Sanderson was doing what so many Canadians do with their precious few hours of winter leisure time – playing hockey. Most post-adolescent players sweat it out in various beer leagues. Sanderson plied his craft at a higher level in Major League Hockey, successor to the Ontario Hockey Association. Unlike the typical Friday night post-work shinny, the OHA has been host to many top players, including former NHLers Rick Vaive, Wayne Cowley(one NHL game still counts), Peter Zezel, Gilbert Dionne, and Todd Harvey. Winners of the championship get the chance to compete for the Allen Cup, Canada’s top honour for senior amateur male hockey.
Don Sanderson won’t get that chance this season. His stats show the defenceman was not a finesse player. During three seasons in the OJMHL – Junior A – he racked up 195 penalty minutes in 75 games, finding time to notch 2 goals and 7 assists. Even though he was not drafted into the OHL, Sanderson had no trouble getting on the Whitby Dunlops roster.
In a league that supposedly has zero tolerance for fighting, Sanderson and Corey Fulton, (the Brantford Blast player he fought with) had combined for seven fighting majors in their combined 18 games. The fact that each major came with a game misconduct was not a deterrent. No one can guarantee Sanderson would not be in a coma if his helmet stayed on. Save the bets for the Super Bowl. Helmets, like seat belts can be life savers.

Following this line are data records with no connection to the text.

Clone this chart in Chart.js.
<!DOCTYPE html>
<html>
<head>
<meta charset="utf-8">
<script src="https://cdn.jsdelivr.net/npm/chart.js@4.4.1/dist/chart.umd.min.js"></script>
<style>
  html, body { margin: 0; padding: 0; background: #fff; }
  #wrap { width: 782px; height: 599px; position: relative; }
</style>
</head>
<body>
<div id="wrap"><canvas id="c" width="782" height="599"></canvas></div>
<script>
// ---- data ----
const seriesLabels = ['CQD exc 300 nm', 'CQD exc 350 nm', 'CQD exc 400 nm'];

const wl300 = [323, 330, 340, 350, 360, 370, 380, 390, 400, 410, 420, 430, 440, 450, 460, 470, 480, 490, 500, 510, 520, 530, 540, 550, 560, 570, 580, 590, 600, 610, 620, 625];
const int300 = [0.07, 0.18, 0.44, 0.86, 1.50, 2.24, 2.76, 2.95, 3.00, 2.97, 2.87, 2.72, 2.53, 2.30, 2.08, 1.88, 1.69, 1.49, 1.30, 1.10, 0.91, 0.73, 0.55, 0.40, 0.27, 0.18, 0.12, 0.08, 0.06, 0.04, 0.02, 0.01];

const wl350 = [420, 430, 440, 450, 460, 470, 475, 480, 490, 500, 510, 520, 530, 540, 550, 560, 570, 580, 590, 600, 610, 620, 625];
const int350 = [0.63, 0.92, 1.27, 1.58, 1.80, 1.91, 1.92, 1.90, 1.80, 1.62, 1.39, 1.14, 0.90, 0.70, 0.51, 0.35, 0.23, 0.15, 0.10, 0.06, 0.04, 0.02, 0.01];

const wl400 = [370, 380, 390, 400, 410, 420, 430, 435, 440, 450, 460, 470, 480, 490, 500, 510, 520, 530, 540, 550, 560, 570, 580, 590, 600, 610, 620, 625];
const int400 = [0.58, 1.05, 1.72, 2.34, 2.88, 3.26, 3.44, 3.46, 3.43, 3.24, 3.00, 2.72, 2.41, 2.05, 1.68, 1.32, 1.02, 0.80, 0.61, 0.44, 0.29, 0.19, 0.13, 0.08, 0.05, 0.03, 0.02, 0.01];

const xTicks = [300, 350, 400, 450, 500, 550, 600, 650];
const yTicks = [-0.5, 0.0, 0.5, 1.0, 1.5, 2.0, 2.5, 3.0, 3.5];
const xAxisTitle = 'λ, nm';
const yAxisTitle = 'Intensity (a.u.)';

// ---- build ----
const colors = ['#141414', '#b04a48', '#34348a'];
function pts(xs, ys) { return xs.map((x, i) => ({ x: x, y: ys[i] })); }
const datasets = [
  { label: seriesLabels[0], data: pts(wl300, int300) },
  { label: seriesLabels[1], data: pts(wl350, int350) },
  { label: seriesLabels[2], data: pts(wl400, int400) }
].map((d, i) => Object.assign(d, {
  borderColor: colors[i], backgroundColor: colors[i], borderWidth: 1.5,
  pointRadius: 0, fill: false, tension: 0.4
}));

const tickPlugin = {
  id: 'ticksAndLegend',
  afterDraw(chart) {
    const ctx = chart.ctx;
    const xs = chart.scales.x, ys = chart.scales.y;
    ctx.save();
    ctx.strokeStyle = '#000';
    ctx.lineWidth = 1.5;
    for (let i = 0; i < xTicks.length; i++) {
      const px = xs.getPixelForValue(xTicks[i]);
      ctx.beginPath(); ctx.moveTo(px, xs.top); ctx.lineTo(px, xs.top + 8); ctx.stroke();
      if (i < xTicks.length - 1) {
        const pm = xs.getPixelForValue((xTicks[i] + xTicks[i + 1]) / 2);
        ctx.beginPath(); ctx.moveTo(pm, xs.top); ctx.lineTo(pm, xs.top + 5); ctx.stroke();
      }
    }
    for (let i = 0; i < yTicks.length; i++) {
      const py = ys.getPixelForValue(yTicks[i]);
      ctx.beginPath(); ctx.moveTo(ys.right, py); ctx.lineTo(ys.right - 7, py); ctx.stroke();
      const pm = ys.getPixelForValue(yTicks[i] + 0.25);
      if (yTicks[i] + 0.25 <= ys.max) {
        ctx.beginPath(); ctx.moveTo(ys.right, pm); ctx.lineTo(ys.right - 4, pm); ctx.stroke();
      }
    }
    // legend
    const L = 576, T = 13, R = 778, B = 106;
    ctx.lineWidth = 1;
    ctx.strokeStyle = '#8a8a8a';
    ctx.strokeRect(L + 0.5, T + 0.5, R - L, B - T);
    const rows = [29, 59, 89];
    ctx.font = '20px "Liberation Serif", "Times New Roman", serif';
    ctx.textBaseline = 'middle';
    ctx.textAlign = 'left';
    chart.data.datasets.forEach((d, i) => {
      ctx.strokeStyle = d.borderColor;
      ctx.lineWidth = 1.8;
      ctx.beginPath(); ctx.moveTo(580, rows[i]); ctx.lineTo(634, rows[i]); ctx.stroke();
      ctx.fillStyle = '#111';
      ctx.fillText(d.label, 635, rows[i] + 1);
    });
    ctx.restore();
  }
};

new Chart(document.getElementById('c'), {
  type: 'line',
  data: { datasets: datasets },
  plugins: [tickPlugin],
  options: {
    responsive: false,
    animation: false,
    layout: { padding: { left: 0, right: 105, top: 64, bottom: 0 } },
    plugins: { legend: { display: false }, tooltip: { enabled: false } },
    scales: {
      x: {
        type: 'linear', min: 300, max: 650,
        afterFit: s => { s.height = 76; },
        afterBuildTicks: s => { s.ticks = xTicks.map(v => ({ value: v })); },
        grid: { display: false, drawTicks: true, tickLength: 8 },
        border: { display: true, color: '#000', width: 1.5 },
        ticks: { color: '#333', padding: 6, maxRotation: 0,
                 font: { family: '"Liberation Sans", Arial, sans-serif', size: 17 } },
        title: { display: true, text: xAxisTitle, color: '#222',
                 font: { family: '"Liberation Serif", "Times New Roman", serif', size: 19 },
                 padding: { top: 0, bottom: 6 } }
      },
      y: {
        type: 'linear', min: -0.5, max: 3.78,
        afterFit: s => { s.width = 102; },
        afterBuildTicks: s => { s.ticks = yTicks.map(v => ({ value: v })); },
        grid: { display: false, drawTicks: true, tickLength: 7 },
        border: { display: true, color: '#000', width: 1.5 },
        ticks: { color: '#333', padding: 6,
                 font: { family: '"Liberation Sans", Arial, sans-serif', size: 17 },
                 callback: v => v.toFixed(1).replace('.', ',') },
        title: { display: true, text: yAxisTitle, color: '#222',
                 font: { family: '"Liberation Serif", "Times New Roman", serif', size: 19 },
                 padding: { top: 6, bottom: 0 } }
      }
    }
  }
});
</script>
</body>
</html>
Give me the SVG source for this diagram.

One side in the battle over head hits makes the point that violence and fighting have always been a part of hockey. This is historically inaccurate. Organised hockey was originally a game of skill and endurance, having nothing to do with pugilistic punches. The game was so tame, women(referred to back then as the fairer sex) were encouraged to play in their own matches. This camp also makes the case that giving penalties for improperly secured helmets would be too onerous a task for NHL referees. If they can measure for illegal sticks and dole out sin bin minutes for flappy fight straps, shifty helmets should logically be another night at the rink for the zebras.
Those in favour of banning head shots and calling for penalties on improperly secured helmets are accused of changing the game, making it a “sissy” sport. Bad situations require good changes. From the time hockey players first lace ‘em up they’re told to keep both hands on the stick, keep said stick on the ice, and “keep your head up.” The cry to mandate keeping those heads covered, regardless of age, is getting louder and louder.
Don Sanderson did not live long enough to hear it.